◆ Objective ◆
Check each line of the entries below for the string "this" and state how many lines have it, with no other text.
— BEGIN The input —
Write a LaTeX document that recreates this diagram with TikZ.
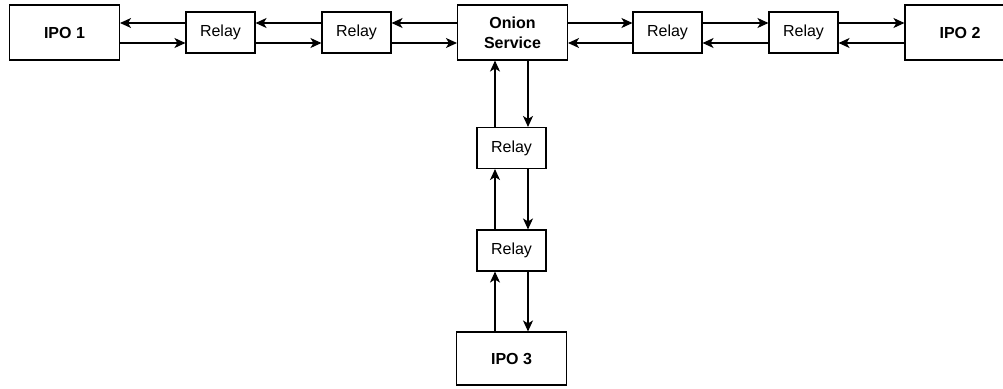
\documentclass[tikz,border=0pt]{standalone}
\usepackage{fontspec}
\setmainfont{Liberation Sans}
\usetikzlibrary{arrows.meta}
\begin{document}
\begin{tikzpicture}[x=1pt,y=-1pt,
  box/.style={draw, line width=1.1pt, minimum width=110pt, minimum height=55pt, inner sep=0pt, font=\fontsize{16}{20}\selectfont\bfseries, align=center},
  relaybox/.style={draw, line width=1.1pt, minimum width=69pt, minimum height=41pt, inner sep=0pt, font=\fontsize{16}{18}\selectfont},
  link/.style={line width=1.1pt, -{Stealth[length=11pt,width=10pt,inset=3pt]}}]
\useasboundingbox (0,0) rectangle (1003,388);
\begin{scope}
\clip (0,0) rectangle (1003,388);
% top row
\node[box] (ipo1) at (64.5,32.5) {IPO 1};
\node[relaybox] (r1) at (220.5,32.5) {Relay};
\node[relaybox] (r2) at (356.5,32.5) {Relay};
\node[box] (onion) at (512.5,32.5) {Onion\\Service};
\node[relaybox] (r3) at (667.5,32.5) {Relay};
\node[relaybox] (r4) at (803.5,32.5) {Relay};
\node[box] (ipo2) at (960,32.5) {IPO 2};
% vertical column
\node[relaybox] (v1) at (511.5,148) {Relay};
\node[relaybox] (v2) at (511.5,250.5) {Relay};
\node[box, minimum height=53pt] (ipo3) at (511.5,358.5) {IPO 3};
% left branch: upper lines point left, lower lines point right
\draw[link] ([yshift=9.5pt]r1.west) -- ([yshift=9.5pt]r1.west -| ipo1.east);
\draw[link] ([yshift=-10.5pt]ipo1.east |- r1.west) -- ([yshift=-10.5pt]r1.west);
\draw[link] ([yshift=9.5pt]r2.west) -- ([yshift=9.5pt]r2.west -| r1.east);
\draw[link] ([yshift=-10.5pt]r1.east) -- ([yshift=-10.5pt]r2.west);
\draw[link] ([yshift=9.5pt]onion.west |- r2.west) -- ([yshift=9.5pt]r2.east);
\draw[link] ([yshift=-10.5pt]r2.east) -- ([yshift=-10.5pt]onion.west |- r2.east);
% right branch: upper lines point right, lower lines point left
\draw[link] ([yshift=9.5pt]onion.east |- r3.west) -- ([yshift=9.5pt]r3.west);
\draw[link] ([yshift=-10.5pt]r3.west) -- ([yshift=-10.5pt]onion.east |- r3.west);
\draw[link] ([yshift=9.5pt]r3.east) -- ([yshift=9.5pt]r4.west);
\draw[link] ([yshift=-10.5pt]r4.west) -- ([yshift=-10.5pt]r3.east);
\draw[link] ([yshift=9.5pt]r4.east) -- ([yshift=9.5pt]r4.east -| ipo2.west);
\draw[link] ([yshift=-10.5pt]r4.east -| ipo2.west) -- ([yshift=-10.5pt]r4.east);
% vertical branch: left lines point up, right lines point down
\draw[link] ([xshift=-16.5pt]v1.north) -- ([xshift=-16.5pt]v1.north |- onion.south);
\draw[link] ([xshift=16.5pt]v1.north |- onion.south) -- ([xshift=16.5pt]v1.north);
\draw[link] ([xshift=-16.5pt]v2.north) -- ([xshift=-16.5pt]v1.south);
\draw[link] ([xshift=16.5pt]v1.south) -- ([xshift=16.5pt]v2.north);
\draw[link] ([xshift=-16.5pt]ipo3.north) -- ([xshift=-16.5pt]v2.south);
\draw[link] ([xshift=16.5pt]v2.south) -- ([xshift=16.5pt]ipo3.north);
\end{scope}
\end{tikzpicture}
\end{document}
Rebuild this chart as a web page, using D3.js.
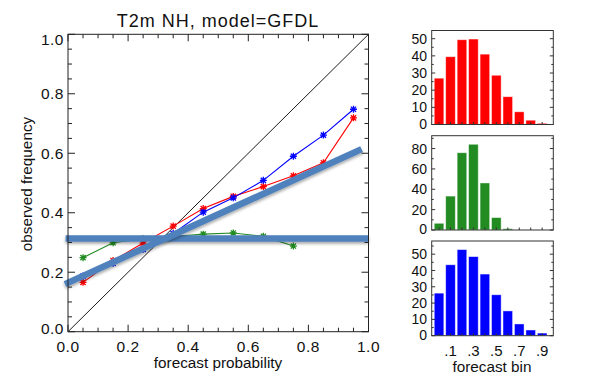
<!DOCTYPE html>
<html>
<head>
<meta charset="utf-8">
<script src="https://cdn.jsdelivr.net/npm/d3@7"></script>
<style>
  html, body { margin: 0; padding: 0; background: #fff; }
  svg { display: block; font-family: "Liberation Sans", Arial, Helvetica, sans-serif; }
</style>
</head>
<body>
<svg id="chart" width="597" height="382"></svg>
<script>
// Reliability diagram: forecast probability bins vs observed frequency
const probBins   = [0.05, 0.15, 0.25, 0.35, 0.45, 0.55, 0.65, 0.75, 0.85, 0.95];
const redObs     = [0.166, 0.239, 0.298, 0.355, 0.414, 0.455, 0.488, 0.524, 0.568, 0.719];
const blueObs    = [0.187, 0.230, 0.277, 0.330, 0.402, 0.450, 0.509, 0.590, 0.661, 0.748];
const greenObs   = [0.249, 0.299, 0.313, 0.320, 0.328, 0.332, 0.321, 0.288];

// Fitted reliability lines
const flatFitX   = [-0.008, 1.0];
const flatFitY   = [0.313, 0.313];
const slopeFitX  = [-0.01, 0.977];
const slopeFitY  = [0.160, 0.614];

const axisTicks  = [0.0, 0.2, 0.4, 0.6, 0.8, 1.0];

// Sharpness histograms (counts per forecast bin)
const binEdges    = [0.0, 0.1, 0.2, 0.3, 0.4, 0.5, 0.6, 0.7, 0.8, 0.9];
const redCounts   = [27.0, 39.5, 49.4, 49.8, 41.0, 28.7, 16.2, 7.4, 2.5, 0.7];
const greenCounts = [6.6, 33.3, 75.9, 84.2, 46.2, 12.2, 1.3, 0, 0, 0];
const blueCounts  = [26.1, 43.5, 52.8, 48.5, 37.8, 25.1, 15.2, 7.2, 3.5, 1.6];
const binLabelAt  = [0.1, 0.3, 0.5, 0.7, 0.9];
const binLabels   = [".1", ".3", ".5", ".7", ".9"];

const RED = "#ff0000", GREEN = "#228b22", BLUE = "#0000ff", FIT = "#4f81bd";

const svg = d3.select("#chart");
const defs = svg.append("defs");
const shadow = defs.append("filter").attr("id", "fitShadow")
  .attr("filterUnits", "userSpaceOnUse")
  .attr("x", 0).attr("y", 0).attr("width", 597).attr("height", 382);
shadow.append("feDropShadow").attr("dx", 0).attr("dy", 2).attr("stdDeviation", 1.4)
  .attr("flood-color", "#000").attr("flood-opacity", 0.35);

// ---------- main reliability panel ----------
const x = d3.scaleLinear().domain([0, 1]).range([68, 368.5]);
const y = d3.scaleLinear().domain([0, 1]).range([331.7, 34.3]);

const main = svg.append("g");

// diagonal of perfect reliability
main.append("line")
  .attr("x1", x(0)).attr("y1", y(0)).attr("x2", x(1)).attr("y2", y(1))
  .attr("stroke", "#000").attr("stroke-width", 0.9);

const line = d3.line().x(d => x(d[0])).y(d => y(d[1]));
const asterisk = "M-3.5,0H3.5M0,-3.5V3.5M-2.6,-2.6L2.6,2.6M-2.6,2.6L2.6,-2.6";

function series(vals, color) {
  const pts = vals.map((v, i) => [probBins[i], v]);
  main.append("path").attr("d", line(pts))
    .attr("fill", "none").attr("stroke", color).attr("stroke-width", 1.1);
  main.append("g").selectAll("path").data(pts).join("path")
    .attr("transform", d => `translate(${x(d[0])},${y(d[1])})`)
    .attr("d", asterisk).attr("stroke", color).attr("stroke-width", 1.3).attr("fill", "none");
}
series(greenObs, GREEN);
series(redObs, RED);
series(blueObs, BLUE);

// fitted lines
[[flatFitX, flatFitY], [slopeFitX, slopeFitY]].forEach(([fx, fy]) => {
  main.append("path").attr("d", line(fx.map((v, i) => [v, fy[i]])))
    .attr("fill", "none").attr("stroke", FIT).attr("stroke-width", 6.5)
    .attr("filter", "url(#fitShadow)");
});

// frame with inward ticks on all sides
main.append("rect")
  .attr("x", x(0)).attr("y", y(1)).attr("width", x(1) - x(0)).attr("height", y(0) - y(1))
  .attr("fill", "none").attr("stroke", "#222").attr("stroke-width", 1);

const minor = d3.range(0, 1.0001, 0.05);
const tickLen = v => (Math.abs(v * 5 - Math.round(v * 5)) < 1e-6 ? 7 : 4);
const tg = main.append("g").attr("stroke", "#222").attr("stroke-width", 1);
minor.forEach(v => {
  const L = tickLen(v);
  tg.append("line").attr("x1", x(v)).attr("x2", x(v)).attr("y1", y(0)).attr("y2", y(0) - L);
  tg.append("line").attr("x1", x(v)).attr("x2", x(v)).attr("y1", y(1)).attr("y2", y(1) + L);
  tg.append("line").attr("y1", y(v)).attr("y2", y(v)).attr("x1", x(0)).attr("x2", x(0) + L);
  tg.append("line").attr("y1", y(v)).attr("y2", y(v)).attr("x1", x(1)).attr("x2", x(1) - L);
});

const fmt = d3.format(".1f");
main.append("g").selectAll("text").data(axisTicks).join("text")
  .attr("x", d => x(d)).attr("y", 352)
  .attr("text-anchor", "middle").attr("font-size", 15.5).attr("letter-spacing", 0.5).attr("fill", "#111")
  .text(fmt);
main.append("g").selectAll("text").data(axisTicks).join("text")
  .attr("x", 64).attr("y", d => y(d) + (d === 1 ? 5.5 : d === 0 ? -3.5 : 0))
  .attr("dy", "0.36em")
  .attr("text-anchor", "end").attr("font-size", 15.5).attr("letter-spacing", 0.5).attr("fill", "#111")
  .text(fmt);

main.append("text").attr("x", 218).attr("y", 26.5).attr("text-anchor", "middle")
  .attr("font-size", 18).attr("letter-spacing", 1).attr("fill", "#111").text("T2m NH, model=GFDL");
main.append("text").attr("x", 218).attr("y", 368).attr("text-anchor", "middle")
  .attr("font-size", 15.3).attr("fill", "#111").text("forecast probability");
main.append("text").attr("transform", "translate(32,184) rotate(-90)")
  .attr("text-anchor", "middle").attr("font-size", 15.3).attr("fill", "#111")
  .text("observed frequency");

// ---------- sharpness histograms ----------
const hx = d3.scaleLinear().domain([-0.064, 0.997]).range([431.7, 553.3]);
const barW = 9.6;

function histogram(counts, color, top, bottom, step, minorStep, showX) {
  const hy = d3.scaleLinear().domain([0, d3.max(counts) * 1.1]).range([bottom, top]);
  const g = svg.append("g");
  g.append("g").selectAll("rect").data(counts).join("rect")
    .attr("x", (d, i) => hx(binEdges[i]) - barW / 2)
    .attr("width", barW)
    .attr("y", d => hy(d)).attr("height", d => bottom - hy(d))
    .attr("fill", color).attr("stroke", "#fff").attr("stroke-opacity", 0.55).attr("stroke-width", 0.8);

  g.append("rect").attr("x", hx.range()[0]).attr("y", top)
    .attr("width", hx.range()[1] - hx.range()[0]).attr("height", bottom - top)
    .attr("fill", "none").attr("stroke", "#333").attr("stroke-width", 1);

  const t = g.append("g").attr("stroke", "#333").attr("stroke-width", 1);
  const ymax = hy.domain()[1];
  d3.range(0, ymax, minorStep).forEach(v => {
    const L = Math.abs(v / step - Math.round(v / step)) < 1e-6 ? 3.5 : 2;
    t.append("line").attr("x1", hx.range()[0]).attr("x2", hx.range()[0] + L).attr("y1", hy(v)).attr("y2", hy(v));
    t.append("line").attr("x1", hx.range()[1]).attr("x2", hx.range()[1] - L).attr("y1", hy(v)).attr("y2", hy(v));
  });
  binEdges.forEach(b => {
    t.append("line").attr("x1", hx(b)).attr("x2", hx(b)).attr("y1", bottom).attr("y2", bottom - 2.5);
  });

  const majors = d3.range(0, ymax, step);
  g.append("g").selectAll("text").data(majors).join("text")
    .attr("x", 427).attr("y", d => hy(d) + (d === 0 ? -1 : 0)).attr("dy", "0.36em")
    .attr("text-anchor", "end").attr("font-size", 14).attr("fill", "#111")
    .text(d => d);

  if (showX) {
    g.append("g").selectAll("text").data(binLabelAt).join("text")
      .attr("x", d => hx(d)).attr("y", bottom + 20)
      .attr("text-anchor", "middle").attr("font-size", 15).attr("fill", "#111")
      .text((d, i) => binLabels[i]);
    g.append("text").attr("x", 492).attr("y", 372).attr("text-anchor", "middle")
      .attr("font-size", 15.3).attr("fill", "#111").text("forecast bin");
  }
}

histogram(redCounts,   RED,   30.5, 124.5, 10, 5, false);
histogram(greenCounts, GREEN, 135.7, 230, 20, 10, false);
histogram(blueCounts,  BLUE,  241, 335.7, 10, 5, true);
</script>
</body>
</html>
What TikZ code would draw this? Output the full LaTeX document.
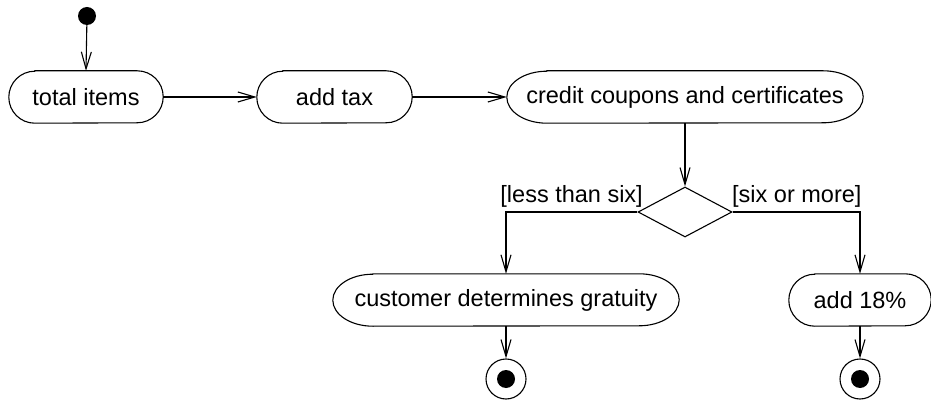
\documentclass[tikz,border=0pt]{standalone}
\usepackage{fontspec}
\setmainfont{Liberation Sans}
\usetikzlibrary{arrows.meta,shapes.geometric}
\newcommand\capsule[2]{%
  \draw[line width=1.1pt] ([xshift=#2]#1.north west) -- ([xshift=-#2]#1.north east)
    arc[start angle=90,end angle=-90,x radius=#2,y radius=26pt]
    -- ([xshift=#2]#1.south west)
    arc[start angle=-90,end angle=-270,x radius=#2,y radius=26pt] -- cycle;}
\begin{document}
\begin{tikzpicture}[x=1pt,y=-1pt,
  every node/.style={font=\fontsize{23.5}{28}\selectfont},
  act/.style={rectangle,inner sep=0pt,minimum height=52pt},
  arr/.style={line width=1.1pt,-{Straight Barb[length=17pt,width=10pt,line width=1.1pt]}},
  dec/.style={diamond,draw,line width=1.1pt,inner sep=0pt,minimum width=94pt,minimum height=50pt},
  lbl/.style={inner sep=0pt}]
\useasboundingbox (0,0) rectangle (931,403);
% initial node
\node[circle,fill=black,inner sep=0pt,minimum size=18pt] (init) at (87,16) {};
% actions
\node[act,minimum width=154pt] (ti) at (86,97) {total items};
\node[act,minimum width=155pt] (tax) at (334.5,97) {add tax};
\node[act,minimum width=356pt] (cc) at (685,97) {credit coupons and certificates};
\node[dec] (dia) at (685,212) {};
\node[act,minimum width=346pt] (cdg) at (506,300) {customer determines gratuity};
\node[act,minimum width=142pt] (a18) at (860,300) {add 18\%};
\capsule{ti}{26pt}
\capsule{tax}{26pt}
\capsule{cc}{40pt}
\capsule{cdg}{40pt}
\capsule{a18}{26pt}
% final nodes
\node[circle,draw,line width=1.1pt,inner sep=0pt,minimum size=40pt] (f1) at (506,379) {};
\node[circle,fill=black,inner sep=0pt,minimum size=18pt] (f1i) at (f1) {};
\node[circle,draw,line width=1.1pt,inner sep=0pt,minimum size=40pt] (f2) at (860,379) {};
\node[circle,fill=black,inner sep=0pt,minimum size=18pt] (f2i) at (f2) {};
% guard labels
\node[lbl,anchor=base east] (g1) at (643,203) {[less than six]};
\node[lbl,anchor=base west] (g2) at (732,203) {[six or more]};
% connectors
\draw[arr] (init) -- (ti.north);
\draw[arr] (ti.east) -- (tax.west);
\draw[arr] (tax.east) -- (cc.west);
\draw[arr] (cc.south) -- (dia.north);
\draw[arr] (dia.west) -| (cdg.north);
\draw[arr] (dia.east) -| (a18.north);
\draw[arr] (cdg.south) -- (f1.north);
\draw[arr] (a18.south) -- (f2.north);
\end{tikzpicture}
\end{document}
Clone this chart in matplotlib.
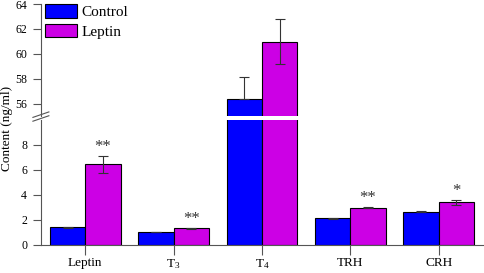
— END The input —
◆ Expected output ◆
4